With the engineering knowledge, two new variables were created in the input data to help the algorithm to find more reliable correlations:
- Accumulation of snow that the aircraft has been exposed to
- Accumulation of precipitations that the aircraft has been exposed to
These two variables give an estimation of the historical environmental conditions to which the aircraft has been exposed. This inclusion helped the algorithm to improve the prediction. The results with the new model improved substantially, and finally, they were considered satisfactory. The final accuracy of the prediction was 68% with 86% of positive values predicted correctly.

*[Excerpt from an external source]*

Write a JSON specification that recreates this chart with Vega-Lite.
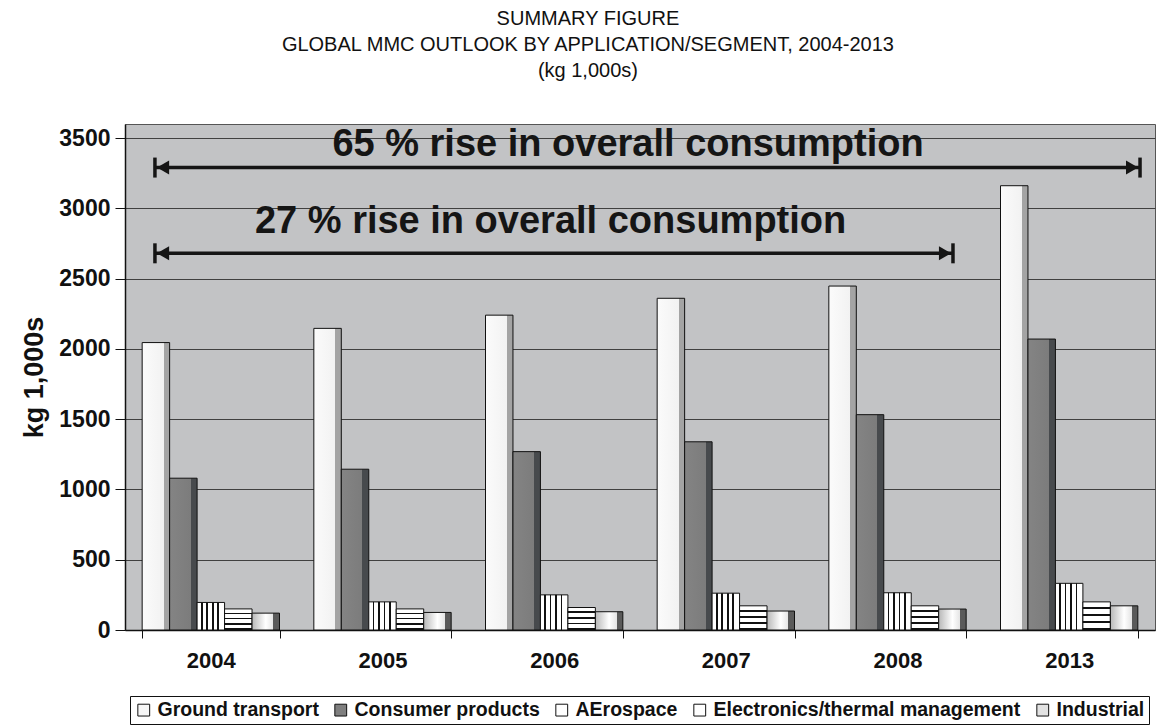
{
  "$schema": "https://vega.github.io/schema/vega-lite/v6.json",
  "width": 1030,
  "height": 506,
  "autosize": {"type": "none"},
  "padding": {"left": 125, "top": 124, "right": 13, "bottom": 98},
  "background": "#ffffff",
  "title": {
    "text": ["SUMMARY FIGURE", "GLOBAL MMC OUTLOOK BY APPLICATION/SEGMENT, 2004-2013", "(kg 1,000s)"],
    "font": "Liberation Sans",
    "fontSize": 20,
    "fontWeight": "normal",
    "color": "#111111",
    "lineHeight": 26,
    "anchor": "middle",
    "frame": "bounds",
    "offset": 43
  },
  "datasets": {
    "mmc": [
      {"year": "2004", "segment": "Ground transport", "value": 2045},
      {"year": "2004", "segment": "Consumer products", "value": 1080},
      {"year": "2004", "segment": "AErospace", "value": 196},
      {"year": "2004", "segment": "Electronics/thermal management", "value": 150},
      {"year": "2004", "segment": "Industrial", "value": 120},
      {"year": "2005", "segment": "Ground transport", "value": 2146},
      {"year": "2005", "segment": "Consumer products", "value": 1144},
      {"year": "2005", "segment": "AErospace", "value": 200},
      {"year": "2005", "segment": "Electronics/thermal management", "value": 150},
      {"year": "2005", "segment": "Industrial", "value": 125},
      {"year": "2006", "segment": "Ground transport", "value": 2240},
      {"year": "2006", "segment": "Consumer products", "value": 1269},
      {"year": "2006", "segment": "AErospace", "value": 250},
      {"year": "2006", "segment": "Electronics/thermal management", "value": 160},
      {"year": "2006", "segment": "Industrial", "value": 130},
      {"year": "2007", "segment": "Ground transport", "value": 2360},
      {"year": "2007", "segment": "Consumer products", "value": 1339},
      {"year": "2007", "segment": "AErospace", "value": 262},
      {"year": "2007", "segment": "Electronics/thermal management", "value": 172},
      {"year": "2007", "segment": "Industrial", "value": 135},
      {"year": "2008", "segment": "Ground transport", "value": 2447},
      {"year": "2008", "segment": "Consumer products", "value": 1532},
      {"year": "2008", "segment": "AErospace", "value": 265},
      {"year": "2008", "segment": "Electronics/thermal management", "value": 172},
      {"year": "2008", "segment": "Industrial", "value": 149},
      {"year": "2013", "segment": "Ground transport", "value": 3161},
      {"year": "2013", "segment": "Consumer products", "value": 2070},
      {"year": "2013", "segment": "AErospace", "value": 332},
      {"year": "2013", "segment": "Electronics/thermal management", "value": 200},
      {"year": "2013", "segment": "Industrial", "value": 172}
    ],
    "arrows": [
      {"label": "65 % rise in overall consumption", "start": "2004", "end": "2013", "level": 3290, "textLevel": 3450},
      {"label": "27 % rise in overall consumption", "start": "2004", "end": "2008", "level": 2680, "textLevel": 2900}
    ]
  },
  "layer": [
    {
      "data": {"name": "mmc"},
      "mark": {"type": "bar", "stroke": "#111111", "strokeWidth": 1},
      "encoding": {
        "x": {
          "field": "year",
          "type": "nominal",
          "sort": ["2004", "2005", "2006", "2007", "2008", "2013"],
          "scale": {"paddingInner": 0.2, "paddingOuter": 0.1},
          "axis": {
            "title": null,
            "labelAngle": 0,
            "labelFontSize": 22,
            "labelFontWeight": "bold",
            "labelColor": "#111111",
            "labelPadding": 12,
            "tickBand": "extent",
            "tickSize": 8,
            "tickColor": "#111111",
            "domainColor": "#111111",
            "domainWidth": 1.5,
            "grid": false
          }
        },
        "xOffset": {
          "field": "segment",
          "type": "nominal",
          "sort": ["Ground transport", "Consumer products", "AErospace", "Electronics/thermal management", "Industrial"],
          "scale": {"paddingInner": 0, "paddingOuter": 0}
        },
        "y": {
          "field": "value",
          "type": "quantitative",
          "scale": {"domain": [0, 3600], "nice": false},
          "axis": {
            "title": "kg 1,000s",
            "titleFontSize": 27,
            "titleFontWeight": "bold",
            "titleColor": "#111111",
            "titlePadding": 10,
            "values": [0, 500, 1000, 1500, 2000, 2500, 3000, 3500],
            "format": "d",
            "labelFontSize": 23,
            "labelFontWeight": "bold",
            "labelColor": "#111111",
            "labelPadding": 5,
            "tickSize": 10,
            "tickColor": "#111111",
            "domainColor": "#111111",
            "domainWidth": 1.5,
            "grid": true,
            "gridColor": "#404040",
            "gridWidth": 1.2
          }
        },
        "color": {
          "condition": [
            {
              "test": "datum.segment === 'Ground transport'",
              "value": {"gradient": "linear", "x1": 0, "y1": 0, "x2": 1, "y2": 0, "stops": [
                {"offset": 0, "color": "#fbfbfb"}, {"offset": 0.78, "color": "#f2f2f2"},
                {"offset": 0.78, "color": "#a4a4a4"}, {"offset": 1, "color": "#a4a4a4"}
              ]}
            },
            {
              "test": "datum.segment === 'Consumer products'",
              "value": {"gradient": "linear", "x1": 0, "y1": 0, "x2": 1, "y2": 0, "stops": [
                {"offset": 0, "color": "#848484"}, {"offset": 0.76, "color": "#7c7c7c"},
                {"offset": 0.76, "color": "#474a4d"}, {"offset": 1, "color": "#474a4d"}
              ]}
            },
            {
              "test": "datum.segment === 'AErospace'",
              "value": {"gradient": "linear", "x1": 0, "y1": 0, "x2": 1, "y2": 0, "stops": [
                {"offset": 0, "color": "#ffffff"}, {"offset": 0.14, "color": "#ffffff"},
                {"offset": 0.14, "color": "#111111"}, {"offset": 0.2, "color": "#111111"},
                {"offset": 0.2, "color": "#ffffff"}, {"offset": 0.34, "color": "#ffffff"},
                {"offset": 0.34, "color": "#111111"}, {"offset": 0.4, "color": "#111111"},
                {"offset": 0.4, "color": "#ffffff"}, {"offset": 0.54, "color": "#ffffff"},
                {"offset": 0.54, "color": "#111111"}, {"offset": 0.6, "color": "#111111"},
                {"offset": 0.6, "color": "#ffffff"}, {"offset": 0.74, "color": "#ffffff"},
                {"offset": 0.74, "color": "#111111"}, {"offset": 0.8, "color": "#111111"},
                {"offset": 0.8, "color": "#ffffff"}, {"offset": 1, "color": "#ffffff"}
              ]}
            },
            {
              "test": "datum.segment === 'Electronics/thermal management'",
              "value": {"gradient": "linear", "x1": 0, "y1": 0, "x2": 0, "y2": 1, "stops": [
                {"offset": 0, "color": "#ffffff"}, {"offset": 0.17, "color": "#ffffff"},
                {"offset": 0.17, "color": "#111111"}, {"offset": 0.25, "color": "#111111"},
                {"offset": 0.25, "color": "#ffffff"}, {"offset": 0.42, "color": "#ffffff"},
                {"offset": 0.42, "color": "#111111"}, {"offset": 0.5, "color": "#111111"},
                {"offset": 0.5, "color": "#ffffff"}, {"offset": 0.67, "color": "#ffffff"},
                {"offset": 0.67, "color": "#111111"}, {"offset": 0.75, "color": "#111111"},
                {"offset": 0.75, "color": "#ffffff"}, {"offset": 0.92, "color": "#ffffff"},
                {"offset": 0.92, "color": "#111111"}, {"offset": 1, "color": "#111111"}
              ]}
            },
            {
              "test": "datum.segment === 'Industrial'",
              "value": {"gradient": "linear", "x1": 0, "y1": 0, "x2": 1, "y2": 0, "stops": [
                {"offset": 0, "color": "#b8b8b8"},
                {"offset": 0.5, "color": "#ffffff"},
                {"offset": 0.78, "color": "#e4e4e4"},
                {"offset": 0.78, "color": "#5a5a5a"},
                {"offset": 1, "color": "#5a5a5a"}
              ]}
            }
          ],
          "field": "segment",
          "type": "nominal",
          "scale": {
            "domain": ["Ground transport", "Consumer products", "AErospace", "Electronics/thermal management", "Industrial"],
            "range": ["#f7f7f7", "#7f7f7f", "#ffffff", "#ffffff", "#e2e2e2"]
          },
          "legend": {
            "title": null,
            "orient": "none",
            "legendX": 5,
            "legendY": 572,
            "direction": "horizontal",
            "symbolType": "square",
            "symbolSize": 140,
            "symbolStrokeColor": "#111111",
            "symbolStrokeWidth": 1,
            "labelFont": "Liberation Sans",
            "labelFontSize": 19.5,
            "labelFontWeight": "bold",
            "labelColor": "#111111",
            "labelOffset": 4,
            "labelLimit": 400,
            "columnPadding": 12,
            "padding": 4,
            "strokeColor": "#111111",
            "fillColor": "#ffffff"
          }
        }
      }
    },
    {
      "data": {"name": "arrows"},
      "transform": [{"filter": "datum.end === '2013'"}],
      "layer": [
        {
          "mark": {"type": "rule", "color": "#151515", "strokeWidth": 3.5},
          "encoding": {
            "x": {"field": "start", "type": "nominal", "bandPosition": 0.093},
            "x2": {"field": "end", "bandPosition": 1.016},
            "y": {"field": "level", "type": "quantitative"}
          }
        },
        {
          "mark": {"type": "point", "shape": "M0,-1L0,1", "size": 400, "filled": false, "stroke": "#151515", "strokeWidth": 3.5, "opacity": 1},
          "encoding": {
            "x": {"field": "start", "type": "nominal", "bandPosition": 0.093},
            "y": {"field": "level", "type": "quantitative"}
          }
        },
        {
          "mark": {"type": "point", "shape": "triangle-left", "size": 196, "filled": true, "color": "#151515", "opacity": 1},
          "encoding": {
            "x": {"field": "start", "type": "nominal", "bandPosition": 0.152},
            "y": {"field": "level", "type": "quantitative"}
          }
        },
        {
          "mark": {"type": "point", "shape": "M0,-1L0,1", "size": 400, "filled": false, "stroke": "#151515", "strokeWidth": 3.5, "opacity": 1},
          "encoding": {
            "x": {"field": "end", "type": "nominal", "bandPosition": 1.016},
            "y": {"field": "level", "type": "quantitative"}
          }
        },
        {
          "mark": {"type": "point", "shape": "triangle-right", "size": 196, "filled": true, "color": "#151515", "opacity": 1},
          "encoding": {
            "x": {"field": "end", "type": "nominal", "bandPosition": 0.958},
            "y": {"field": "level", "type": "quantitative"}
          }
        },
        {
          "mark": {"type": "text", "font": "Liberation Sans", "fontSize": 38, "fontWeight": "bold", "color": "#151515", "align": "center", "baseline": "middle"},
          "encoding": {
            "x": {"datum": "2006", "bandPosition": 1.038},
            "y": {"field": "textLevel", "type": "quantitative"},
            "text": {"field": "label"}
          }
        }
      ]
    },
    {
      "data": {"name": "arrows"},
      "transform": [{"filter": "datum.end === '2008'"}],
      "layer": [
        {
          "mark": {"type": "rule", "color": "#151515", "strokeWidth": 3.5},
          "encoding": {
            "x": {"field": "start", "type": "nominal", "bandPosition": 0.093},
            "x2": {"field": "end", "bandPosition": 0.904},
            "y": {"field": "level", "type": "quantitative"}
          }
        },
        {
          "mark": {"type": "point", "shape": "M0,-1L0,1", "size": 400, "filled": false, "stroke": "#151515", "strokeWidth": 3.5, "opacity": 1},
          "encoding": {
            "x": {"field": "start", "type": "nominal", "bandPosition": 0.093},
            "y": {"field": "level", "type": "quantitative"}
          }
        },
        {
          "mark": {"type": "point", "shape": "triangle-left", "size": 196, "filled": true, "color": "#151515", "opacity": 1},
          "encoding": {
            "x": {"field": "start", "type": "nominal", "bandPosition": 0.152},
            "y": {"field": "level", "type": "quantitative"}
          }
        },
        {
          "mark": {"type": "point", "shape": "M0,-1L0,1", "size": 400, "filled": false, "stroke": "#151515", "strokeWidth": 3.5, "opacity": 1},
          "encoding": {
            "x": {"field": "end", "type": "nominal", "bandPosition": 0.904},
            "y": {"field": "level", "type": "quantitative"}
          }
        },
        {
          "mark": {"type": "point", "shape": "triangle-right", "size": 196, "filled": true, "color": "#151515", "opacity": 1},
          "encoding": {
            "x": {"field": "end", "type": "nominal", "bandPosition": 0.846},
            "y": {"field": "level", "type": "quantitative"}
          }
        },
        {
          "mark": {"type": "text", "font": "Liberation Sans", "fontSize": 38, "fontWeight": "bold", "color": "#151515", "align": "center", "baseline": "middle"},
          "encoding": {
            "x": {"datum": "2006", "bandPosition": 0.474},
            "y": {"field": "textLevel", "type": "quantitative"},
            "text": {"field": "label"}
          }
        }
      ]
    }
  ],
  "config": {
    "font": "Liberation Sans",
    "view": {"fill": "#c2c3c5", "stroke": "#555555", "strokeWidth": 1}
  }
}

Figure 5 – Confusion Matrix after Dataset normalization & processing
Conclusions
As seen in the results, an evident correlation was found between the environmental conditions and the failures reported in an aircraft. The results obtained are satisfactory if we consider the data used. After applying several preprocessing methods (normalization, data balancing, etc), the dataset was evolved from its raw version and the results improved significantly. One of the main lessons learned is that the quality of the dataset is the most important concern. The algorithm needs to be fed up with relevant information. For example, the new variables created based on our engineering knowledge improved noticeably.
The performance of the classifiers with this data is promising especially considering that there was incomplete and noisy data. With better data, such as data coming from the Health and Usage Monitoring System (HUMS), it is possible to improve this performance and even try to predict internal failures (e.g. a short circuit) of the aircraft thanks to the data from the different sensors an aircraft is equipped with. In point of fact, the other aim of this study was also to show if a percentage of failures could be also predicted with this ”incomplete” dataset so that DMD Solutions can approach aviation companies to test the algorithm with more complete data, including HUMS’ operation information.
To sum up, the potential of PdM is great, and as has been seen in this study, it can be exploited with the appropriate data using practically any of the classifiers considered in this study. Taking into account the importance of safety and the high costs associated with maintenance in the aviation industry, the effort may be worth it.
PATHS FOR INDUSTRY IMPLEMENTATION OF PdM
With the promising results obtained in this study, a collaboration with an airline or aircraft integrator could top up the work. Aircraft are equipped with HUMS which is a system that stores the data detected by the different sensors installed in the aircraft. Including HUMS data in the study, the algorithm could also detect internal defects that are originated from anomalies of internal systems of the aircraft (e.g. short-circuit).
Also, to offer this algorithm to different parties, an API is being developed. This API would perform the algorithm on the clients’ data and provide predictions.
These requests from the clients will be performed from Robin RAMS software. As Robin has already implemented a FRACAS module, integration paths to perform failure prediction are readily set up. From the Robin RAMS application, the client can send the data from FRACAS and HUMS to the API. And in return, the API would provide a predicting model that can be applied to obtain future predictions.